# START OF SOURCE MATERIAL
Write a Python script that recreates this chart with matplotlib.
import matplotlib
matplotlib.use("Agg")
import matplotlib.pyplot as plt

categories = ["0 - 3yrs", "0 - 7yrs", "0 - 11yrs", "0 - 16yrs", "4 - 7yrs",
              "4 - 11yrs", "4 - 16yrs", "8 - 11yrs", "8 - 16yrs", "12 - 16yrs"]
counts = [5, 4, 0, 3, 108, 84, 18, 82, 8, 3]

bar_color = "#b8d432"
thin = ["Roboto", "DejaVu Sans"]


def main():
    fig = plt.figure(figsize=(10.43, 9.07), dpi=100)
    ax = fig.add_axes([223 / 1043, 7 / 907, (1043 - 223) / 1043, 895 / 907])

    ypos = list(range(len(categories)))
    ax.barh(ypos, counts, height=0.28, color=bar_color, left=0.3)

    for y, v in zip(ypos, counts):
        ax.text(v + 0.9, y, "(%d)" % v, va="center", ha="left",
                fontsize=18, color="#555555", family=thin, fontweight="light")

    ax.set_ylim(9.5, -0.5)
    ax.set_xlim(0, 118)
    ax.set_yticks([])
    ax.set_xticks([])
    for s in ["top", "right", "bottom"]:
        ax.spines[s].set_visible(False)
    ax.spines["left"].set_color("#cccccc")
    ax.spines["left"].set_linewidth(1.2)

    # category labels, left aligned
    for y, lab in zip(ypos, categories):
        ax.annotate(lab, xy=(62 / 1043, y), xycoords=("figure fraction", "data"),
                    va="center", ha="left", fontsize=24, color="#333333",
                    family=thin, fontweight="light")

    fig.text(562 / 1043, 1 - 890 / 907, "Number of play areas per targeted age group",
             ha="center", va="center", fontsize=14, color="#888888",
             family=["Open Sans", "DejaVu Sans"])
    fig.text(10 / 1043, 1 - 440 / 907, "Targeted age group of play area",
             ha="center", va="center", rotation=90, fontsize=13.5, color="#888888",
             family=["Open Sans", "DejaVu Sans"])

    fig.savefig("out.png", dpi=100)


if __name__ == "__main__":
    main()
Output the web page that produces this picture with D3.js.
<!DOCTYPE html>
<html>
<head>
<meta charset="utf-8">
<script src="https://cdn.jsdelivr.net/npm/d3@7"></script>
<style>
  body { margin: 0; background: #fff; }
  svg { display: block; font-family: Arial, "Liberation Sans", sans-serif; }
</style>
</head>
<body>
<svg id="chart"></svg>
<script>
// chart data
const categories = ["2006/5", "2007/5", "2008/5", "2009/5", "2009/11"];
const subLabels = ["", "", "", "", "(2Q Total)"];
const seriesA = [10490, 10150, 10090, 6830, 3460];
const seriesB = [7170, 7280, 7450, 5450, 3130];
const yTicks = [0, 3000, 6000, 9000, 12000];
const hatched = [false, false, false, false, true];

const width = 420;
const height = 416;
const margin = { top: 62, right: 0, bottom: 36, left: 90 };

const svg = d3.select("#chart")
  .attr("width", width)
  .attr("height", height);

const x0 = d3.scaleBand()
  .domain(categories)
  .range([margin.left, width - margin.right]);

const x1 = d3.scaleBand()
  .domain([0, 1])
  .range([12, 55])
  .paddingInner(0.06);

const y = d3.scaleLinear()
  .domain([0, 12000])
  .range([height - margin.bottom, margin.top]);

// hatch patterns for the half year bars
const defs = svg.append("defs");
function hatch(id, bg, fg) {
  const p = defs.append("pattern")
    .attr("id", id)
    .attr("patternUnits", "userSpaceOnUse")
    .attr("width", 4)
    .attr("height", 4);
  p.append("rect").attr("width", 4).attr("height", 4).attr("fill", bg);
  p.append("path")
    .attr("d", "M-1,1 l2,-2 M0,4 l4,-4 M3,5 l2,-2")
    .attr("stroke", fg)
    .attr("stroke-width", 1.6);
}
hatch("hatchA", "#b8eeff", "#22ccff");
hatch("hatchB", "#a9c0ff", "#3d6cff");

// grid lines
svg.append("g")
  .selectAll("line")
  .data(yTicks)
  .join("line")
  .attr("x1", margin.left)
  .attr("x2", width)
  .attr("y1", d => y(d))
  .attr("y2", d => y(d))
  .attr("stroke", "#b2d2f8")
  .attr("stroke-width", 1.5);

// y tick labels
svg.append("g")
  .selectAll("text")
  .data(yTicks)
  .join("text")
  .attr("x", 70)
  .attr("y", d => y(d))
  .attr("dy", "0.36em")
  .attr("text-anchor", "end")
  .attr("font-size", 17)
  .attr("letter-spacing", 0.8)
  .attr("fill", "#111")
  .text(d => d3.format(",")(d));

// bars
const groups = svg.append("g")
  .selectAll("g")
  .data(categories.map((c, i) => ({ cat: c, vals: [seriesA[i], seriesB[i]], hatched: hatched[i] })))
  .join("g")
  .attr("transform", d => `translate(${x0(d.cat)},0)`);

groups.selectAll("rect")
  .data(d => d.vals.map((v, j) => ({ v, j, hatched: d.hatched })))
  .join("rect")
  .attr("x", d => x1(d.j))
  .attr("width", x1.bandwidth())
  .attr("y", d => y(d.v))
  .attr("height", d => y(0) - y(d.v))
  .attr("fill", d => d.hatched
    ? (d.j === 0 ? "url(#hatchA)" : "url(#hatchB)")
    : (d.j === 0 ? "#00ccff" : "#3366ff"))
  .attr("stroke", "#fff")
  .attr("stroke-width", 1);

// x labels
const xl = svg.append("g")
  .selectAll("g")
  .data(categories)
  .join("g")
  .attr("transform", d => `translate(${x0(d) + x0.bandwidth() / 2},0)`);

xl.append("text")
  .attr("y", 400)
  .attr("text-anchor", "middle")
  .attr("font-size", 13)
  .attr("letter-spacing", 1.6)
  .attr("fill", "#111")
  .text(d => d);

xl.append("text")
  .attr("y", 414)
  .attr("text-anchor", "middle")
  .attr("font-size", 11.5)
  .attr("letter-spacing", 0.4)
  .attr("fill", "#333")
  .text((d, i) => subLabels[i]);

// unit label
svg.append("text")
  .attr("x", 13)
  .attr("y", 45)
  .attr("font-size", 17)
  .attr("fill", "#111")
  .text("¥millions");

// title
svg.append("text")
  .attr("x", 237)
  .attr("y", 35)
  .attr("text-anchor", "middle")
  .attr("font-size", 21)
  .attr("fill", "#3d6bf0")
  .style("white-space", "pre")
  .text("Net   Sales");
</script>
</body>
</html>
# END OF SOURCE MATERIAL
§ WHAT THE EXERCISE ASKS: Reproduce the entries above in full, verbatim.

§ ANSWER TO THE TASK:
Write a Python script that recreates this chart with matplotlib.
import matplotlib
matplotlib.use("Agg")
import matplotlib.pyplot as plt

categories = ["0 - 3yrs", "0 - 7yrs", "0 - 11yrs", "0 - 16yrs", "4 - 7yrs",
              "4 - 11yrs", "4 - 16yrs", "8 - 11yrs", "8 - 16yrs", "12 - 16yrs"]
counts = [5, 4, 0, 3, 108, 84, 18, 82, 8, 3]

bar_color = "#b8d432"
thin = ["Roboto", "DejaVu Sans"]


def main():
    fig = plt.figure(figsize=(10.43, 9.07), dpi=100)
    ax = fig.add_axes([223 / 1043, 7 / 907, (1043 - 223) / 1043, 895 / 907])

    ypos = list(range(len(categories)))
    ax.barh(ypos, counts, height=0.28, color=bar_color, left=0.3)

    for y, v in zip(ypos, counts):
        ax.text(v + 0.9, y, "(%d)" % v, va="center", ha="left",
                fontsize=18, color="#555555", family=thin, fontweight="light")

    ax.set_ylim(9.5, -0.5)
    ax.set_xlim(0, 118)
    ax.set_yticks([])
    ax.set_xticks([])
    for s in ["top", "right", "bottom"]:
        ax.spines[s].set_visible(False)
    ax.spines["left"].set_color("#cccccc")
    ax.spines["left"].set_linewidth(1.2)

    # category labels, left aligned
    for y, lab in zip(ypos, categories):
        ax.annotate(lab, xy=(62 / 1043, y), xycoords=("figure fraction", "data"),
                    va="center", ha="left", fontsize=24, color="#333333",
                    family=thin, fontweight="light")

    fig.text(562 / 1043, 1 - 890 / 907, "Number of play areas per targeted age group",
             ha="center", va="center", fontsize=14, color="#888888",
             family=["Open Sans", "DejaVu Sans"])
    fig.text(10 / 1043, 1 - 440 / 907, "Targeted age group of play area",
             ha="center", va="center", rotation=90, fontsize=13.5, color="#888888",
             family=["Open Sans", "DejaVu Sans"])

    fig.savefig("out.png", dpi=100)


if __name__ == "__main__":
    main()
Output the web page that produces this picture with D3.js.
<!DOCTYPE html>
<html>
<head>
<meta charset="utf-8">
<script src="https://cdn.jsdelivr.net/npm/d3@7"></script>
<style>
  body { margin: 0; background: #fff; }
  svg { display: block; font-family: Arial, "Liberation Sans", sans-serif; }
</style>
</head>
<body>
<svg id="chart"></svg>
<script>
// chart data
const categories = ["2006/5", "2007/5", "2008/5", "2009/5", "2009/11"];
const subLabels = ["", "", "", "", "(2Q Total)"];
const seriesA = [10490, 10150, 10090, 6830, 3460];
const seriesB = [7170, 7280, 7450, 5450, 3130];
const yTicks = [0, 3000, 6000, 9000, 12000];
const hatched = [false, false, false, false, true];

const width = 420;
const height = 416;
const margin = { top: 62, right: 0, bottom: 36, left: 90 };

const svg = d3.select("#chart")
  .attr("width", width)
  .attr("height", height);

const x0 = d3.scaleBand()
  .domain(categories)
  .range([margin.left, width - margin.right]);

const x1 = d3.scaleBand()
  .domain([0, 1])
  .range([12, 55])
  .paddingInner(0.06);

const y = d3.scaleLinear()
  .domain([0, 12000])
  .range([height - margin.bottom, margin.top]);

// hatch patterns for the half year bars
const defs = svg.append("defs");
function hatch(id, bg, fg) {
  const p = defs.append("pattern")
    .attr("id", id)
    .attr("patternUnits", "userSpaceOnUse")
    .attr("width", 4)
    .attr("height", 4);
  p.append("rect").attr("width", 4).attr("height", 4).attr("fill", bg);
  p.append("path")
    .attr("d", "M-1,1 l2,-2 M0,4 l4,-4 M3,5 l2,-2")
    .attr("stroke", fg)
    .attr("stroke-width", 1.6);
}
hatch("hatchA", "#b8eeff", "#22ccff");
hatch("hatchB", "#a9c0ff", "#3d6cff");

// grid lines
svg.append("g")
  .selectAll("line")
  .data(yTicks)
  .join("line")
  .attr("x1", margin.left)
  .attr("x2", width)
  .attr("y1", d => y(d))
  .attr("y2", d => y(d))
  .attr("stroke", "#b2d2f8")
  .attr("stroke-width", 1.5);

// y tick labels
svg.append("g")
  .selectAll("text")
  .data(yTicks)
  .join("text")
  .attr("x", 70)
  .attr("y", d => y(d))
  .attr("dy", "0.36em")
  .attr("text-anchor", "end")
  .attr("font-size", 17)
  .attr("letter-spacing", 0.8)
  .attr("fill", "#111")
  .text(d => d3.format(",")(d));

// bars
const groups = svg.append("g")
  .selectAll("g")
  .data(categories.map((c, i) => ({ cat: c, vals: [seriesA[i], seriesB[i]], hatched: hatched[i] })))
  .join("g")
  .attr("transform", d => `translate(${x0(d.cat)},0)`);

groups.selectAll("rect")
  .data(d => d.vals.map((v, j) => ({ v, j, hatched: d.hatched })))
  .join("rect")
  .attr("x", d => x1(d.j))
  .attr("width", x1.bandwidth())
  .attr("y", d => y(d.v))
  .attr("height", d => y(0) - y(d.v))
  .attr("fill", d => d.hatched
    ? (d.j === 0 ? "url(#hatchA)" : "url(#hatchB)")
    : (d.j === 0 ? "#00ccff" : "#3366ff"))
  .attr("stroke", "#fff")
  .attr("stroke-width", 1);

// x labels
const xl = svg.append("g")
  .selectAll("g")
  .data(categories)
  .join("g")
  .attr("transform", d => `translate(${x0(d) + x0.bandwidth() / 2},0)`);

xl.append("text")
  .attr("y", 400)
  .attr("text-anchor", "middle")
  .attr("font-size", 13)
  .attr("letter-spacing", 1.6)
  .attr("fill", "#111")
  .text(d => d);

xl.append("text")
  .attr("y", 414)
  .attr("text-anchor", "middle")
  .attr("font-size", 11.5)
  .attr("letter-spacing", 0.4)
  .attr("fill", "#333")
  .text((d, i) => subLabels[i]);

// unit label
svg.append("text")
  .attr("x", 13)
  .attr("y", 45)
  .attr("font-size", 17)
  .attr("fill", "#111")
  .text("¥millions");

// title
svg.append("text")
  .attr("x", 237)
  .attr("y", 35)
  .attr("text-anchor", "middle")
  .attr("font-size", 21)
  .attr("fill", "#3d6bf0")
  .style("white-space", "pre")
  .text("Net   Sales");
</script>
</body>
</html>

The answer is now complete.